Ready to Make Better Business Decisions?

All managers believe they make smart, rational business decisions. When determining the right strategy, they will tell you that they research, weigh their options and execute. But when the decision doesn’t work out, things get complicated. To protect their initial decision, many managers opt to keep investing either time, money or both in the hopes that the situation will turn around. Of course, it doesn’t and before you know it, the investment increases exponentially and the results don’t improve. In other words, the sunken cost fallacy has struck again. In my view, this thinking is detrimental to a team’s sales performance.

Here are two examples of the sunken cost fallacy:

1. Let’s say you buy tickets to a concert. On the day of the event, you catch a cold. Even though you are sick, you decide to go to the concert because otherwise “you would have wasted your money.” Sure, you spent the money already and you can’t get it back. If you aren’t going to have a good time at the concert, you only make your life worse by going.

2. In business, a sunk cost is any past cost that has already been paid and cannot be recovered. For example, a company may have invested $1 million in new software. This money is now gone and cannot be recovered, so it shouldn’t figure into the company’s decision-making process.
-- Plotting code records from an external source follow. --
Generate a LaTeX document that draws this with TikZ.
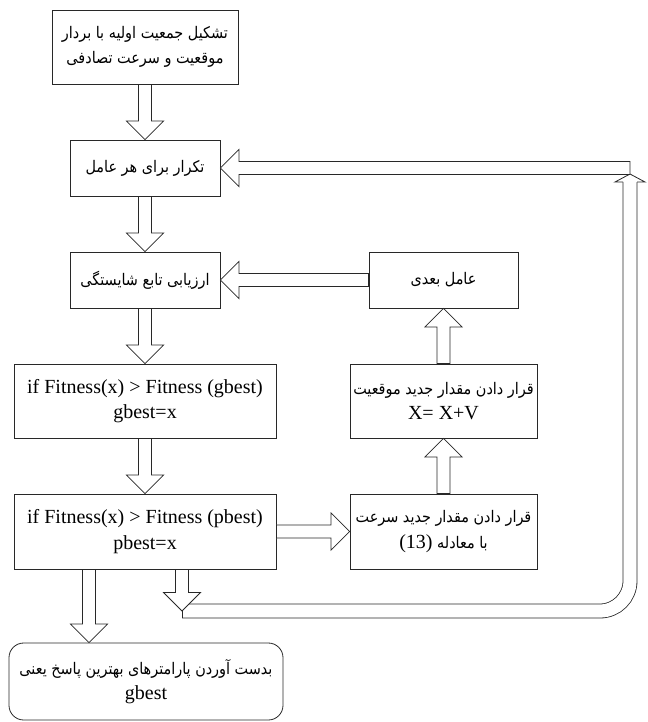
\documentclass[tikz,border=0pt]{standalone}
\usepackage{fontspec}
\setmainfont{Liberation Serif}
\newfontfamily\fa[Script=Arabic]{DejaVu Sans Condensed}
\TeXXeTstate=1
\usetikzlibrary{calc}
\definecolor{linec}{RGB}{40,40,40}
\newcommand\fatext[1]{{\fa\fontsize{12}{19}\selectfont\beginR #1\endR}}
\newcommand\shaftw{4.9pt}
\newcommand\headw{13.9pt}
\newcommand\headlen{13.9pt}
% hollow block arrow from #1 to #2
\newcommand\blkarrow[2]{%
  \coordinate (hb) at ($(#2)!\headlen!(#1)$);
  \draw[blockarrow] ($(#1)!\shaftw!90:(#2)$) -- ($(hb)!\shaftw!90:(#2)$)
     -- ($(hb)!\headw!90:(#2)$) -- (#2) -- ($(hb)!\headw!-90:(#2)$)
     -- ($(hb)!\shaftw!-90:(#2)$) -- ($(#1)!\shaftw!-90:(#2)$) -- cycle;}

\begin{document}
\begin{tikzpicture}[x=0.75pt, y=-0.75pt,
    box/.style={draw=linec, line width=0.6pt, align=center, inner sep=1pt,
                font=\fontsize{15}{19}\selectfont},
    endbox/.style={box, rounded corners=11pt},
    blockarrow/.style={draw=linec, line width=0.6pt, fill=white, line join=miter},
    loopline/.style={draw=linec, line width=0.6pt, double=white, double distance=9.9pt,
                     rounded corners=22.5pt},
]
\useasboundingbox (0,0) rectangle (648,722);

% left column
\node[box, minimum width=139.5pt, minimum height=55.5pt] (init) at (145,47)
  {\fatext{تشکیل جمعیت اولیه با بردار}\\\fatext{موقعیت و سرعت تصادفی}};
\node[box, minimum width=112.5pt, minimum height=42pt] (repeat) at (145,168)
  {\fatext{تکرار برای هر عامل}};
\node[box, minimum width=112.5pt, minimum height=42pt] (evalfit) at (145,280)
  {\fatext{ارزیابی تابع شایستگی}};
\node[box, minimum width=196.5pt, minimum height=55.5pt] (gbestbox) at (145,401)
  {if Fitness(x) > Fitness (gbest)\\gbest=x};
\node[box, minimum width=196.5pt, minimum height=56.25pt] (pbestbox) at (145,531.5)
  {if Fitness(x) > Fitness (pbest)\\pbest=x};
\node[endbox, minimum width=205.5pt, minimum height=57.75pt] (result) at (146,681.5)
  {\fatext{بدست آوردن پارامترهای بهترین پاسخ یعنی}\\gbest};

% right column
\node[box, minimum width=111.75pt, minimum height=42pt] (nextagent) at (443.5,280)
  {\fatext{عامل بعدی}};
\node[box, minimum width=140.25pt, minimum height=55.5pt] (newpos) at (443.5,401)
  {\fatext{قرار دادن مقدار جدید موقعیت}\\X= X+V};
\node[box, minimum width=140.25pt, minimum height=56.25pt] (newvel) at (443.5,531.5)
  {\fatext{قرار دادن مقدار جدید سرعت}\\
   {\fa\fontsize{12}{19}\selectfont\beginR با معادله \beginL{\rmfamily\fontsize{15}{19}\selectfont(13)}\endL\endR}};

\coordinate (loopstart) at (182,611);
\coordinate (loopcorner) at (630,611);
\coordinate (loopend) at (630,182);
\coordinate (looptip) at (630,174);
\coordinate (looptop) at (630,168);
\coordinate (dropleft) at (89,0);

% return loop
\draw[loopline] (loopstart) -- (loopcorner) -- (loopend);
\draw[draw=linec, line width=0.6pt] ($(loopstart)+(0,-7)$) -- ($(loopstart)+(0,7)$);
\draw[blockarrow] ($(loopend)+(-7,0)$) -- ($(loopend)+(-15,0)$) -- (looptip)
   -- ($(loopend)+(15,0)$) -- ($(loopend)+(7,0)$);
\blkarrow{looptop}{repeat.east}

\coordinate (pbout) at (pbestbox.south -| loopstart);
\coordinate (pbleft) at (pbestbox.south -| dropleft);
\coordinate (resin) at (result.north -| dropleft);

\blkarrow{init.south}{repeat.north}
\blkarrow{repeat.south}{evalfit.north}
\blkarrow{evalfit.south}{gbestbox.north}
\blkarrow{gbestbox.south}{pbestbox.north}
\blkarrow{pbleft}{resin}
\blkarrow{pbout}{loopstart}
\blkarrow{pbestbox.east}{newvel.west}
\blkarrow{newvel.north}{newpos.south}
\blkarrow{newpos.north}{nextagent.south}
\blkarrow{nextagent.west}{evalfit.east}

\end{tikzpicture}
\end{document}
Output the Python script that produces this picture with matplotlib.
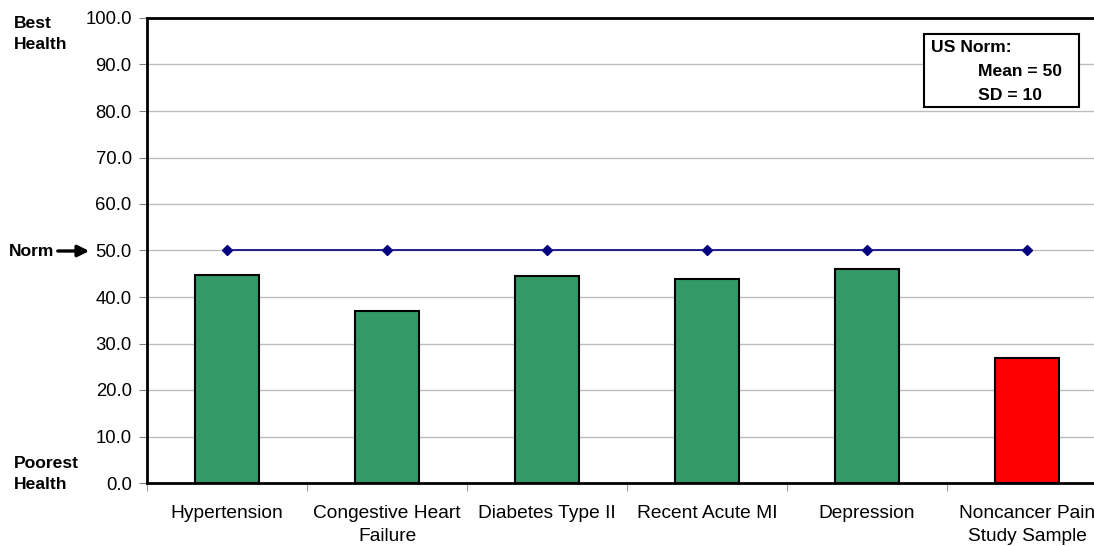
import matplotlib.pyplot as plt
import numpy as np

plt.rcParams["font.family"] = ["Liberation Sans", "DejaVu Sans"]

categories = ["Hypertension", "Congestive Heart\nFailure", "Diabetes Type II",
              "Recent Acute MI", "Depression", "Noncancer Pain\nStudy Sample"]
scores = [44.8, 37.0, 44.6, 43.9, 46.1, 26.9]
bar_colors = ["#339966", "#339966", "#339966", "#339966", "#339966", "#ff0000"]
norm = [50, 50, 50, 50, 50, 50]
y_ticks = [0, 10, 20, 30, 40, 50, 60, 70, 80, 90, 100]

fig = plt.figure(figsize=(10.94, 5.46), dpi=100)
ax = fig.add_axes([147 / 1094, 63 / 546, 960 / 1094, 465 / 546])

x = np.arange(len(categories))
ax.bar(x, scores, width=0.4, color=bar_colors, edgecolor="black", linewidth=1.5, zorder=3)
ax.plot(x, norm, color="#000080", marker="D", markersize=5, linewidth=1.2, zorder=4)

ax.set_xlim(-0.5, len(categories) - 0.5)
ax.set_ylim(0, 100)
ax.set_yticks(y_ticks)
ax.set_yticklabels([f"{v:.1f}" for v in y_ticks], fontsize=13.3)
ax.yaxis.grid(True, color="#bdbdbd", linewidth=1)
ax.set_axisbelow(True)

ax.set_xticks(x)
ax.set_xticklabels(categories, fontsize=13.8, linespacing=1.45)
ax.tick_params(axis="x", length=0, pad=16)
ax.set_xticks(np.arange(len(categories) + 1) - 0.5, minor=True)
ax.tick_params(axis="x", which="minor", length=6, color="#808080", direction="out")
ax.tick_params(axis="y", length=6, color="#808080", pad=5)

for side in ("left", "bottom", "top"):
    ax.spines[side].set_linewidth(2)
ax.spines["right"].set_visible(False)

fig.text(14 / 1094, 1 - 34 / 546, "Best\nHealth", fontsize=12.6, fontweight="bold",
         va="center", ha="left", linespacing=1.55)
fig.text(14 / 1094, 1 - 474 / 546, "Poorest\nHealth", fontsize=12.6, fontweight="bold",
         va="center", ha="left", linespacing=1.55)
fig.text(9 / 1094, 1 - 252 / 546, "Norm", fontsize=12.6, fontweight="bold",
         va="center", ha="left")
ax.annotate("", xy=(92 / 1094, 1 - 251 / 546), xytext=(55 / 1094, 1 - 251 / 546),
            xycoords="figure fraction", textcoords="figure fraction",
            arrowprops=dict(arrowstyle="-|>", color="black", lw=2.4, mutation_scale=17))

fig.text(931 / 1094, 1 - 47 / 546, "US Norm:", fontsize=12.6, fontweight="bold", va="center")
fig.text(978 / 1094, 1 - 72 / 546, "Mean = 50", fontsize=12.6, fontweight="bold", va="center")
fig.text(978 / 1094, 1 - 95 / 546, "SD = 10", fontsize=12.6, fontweight="bold", va="center")
fig.patches.append(plt.Rectangle((924 / 1094, 1 - 107 / 546), 155 / 1094, 73 / 546,
                                 transform=fig.transFigure, facecolor="white",
                                 edgecolor="black", linewidth=1.5, zorder=1))

fig.savefig("out.png", dpi=100)
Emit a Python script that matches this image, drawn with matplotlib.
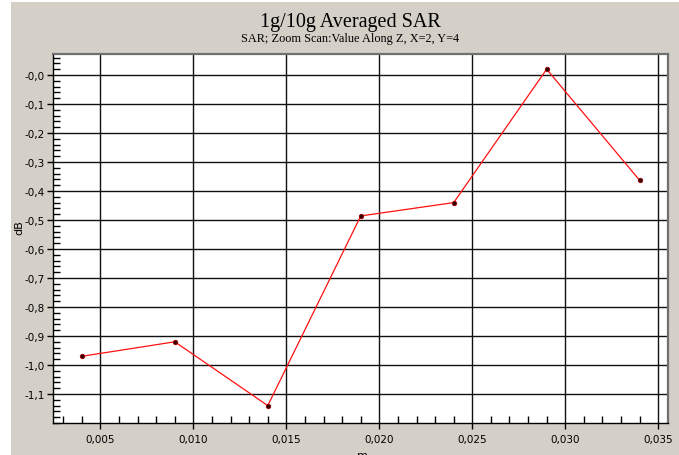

But is does and sunken cost fallacy has struck again.

Psychologists have described the phenomenon of the sunken cost fallacy as an escalation of commitment where people can make irrational decisions based upon previous rational decisions or to justify actions already taken.

Why is the sunken cost fallacy a bad decision process? Because it morphs into a justification of the original decision and the second decision is not valid on its own. Why does this happen? The reality is that egos can get in the way and managers are more interested in saving their reputations than admitting that they made a mistake with the initial decision. This is evident when managers hire originators who do not make budgeted goals and then fail to address the situation. It can also be seen when companies keep hiring underperforming originators from their competitors instead of hiring rookies and training them.

It makes better sense to cut your losses than support a bad decision.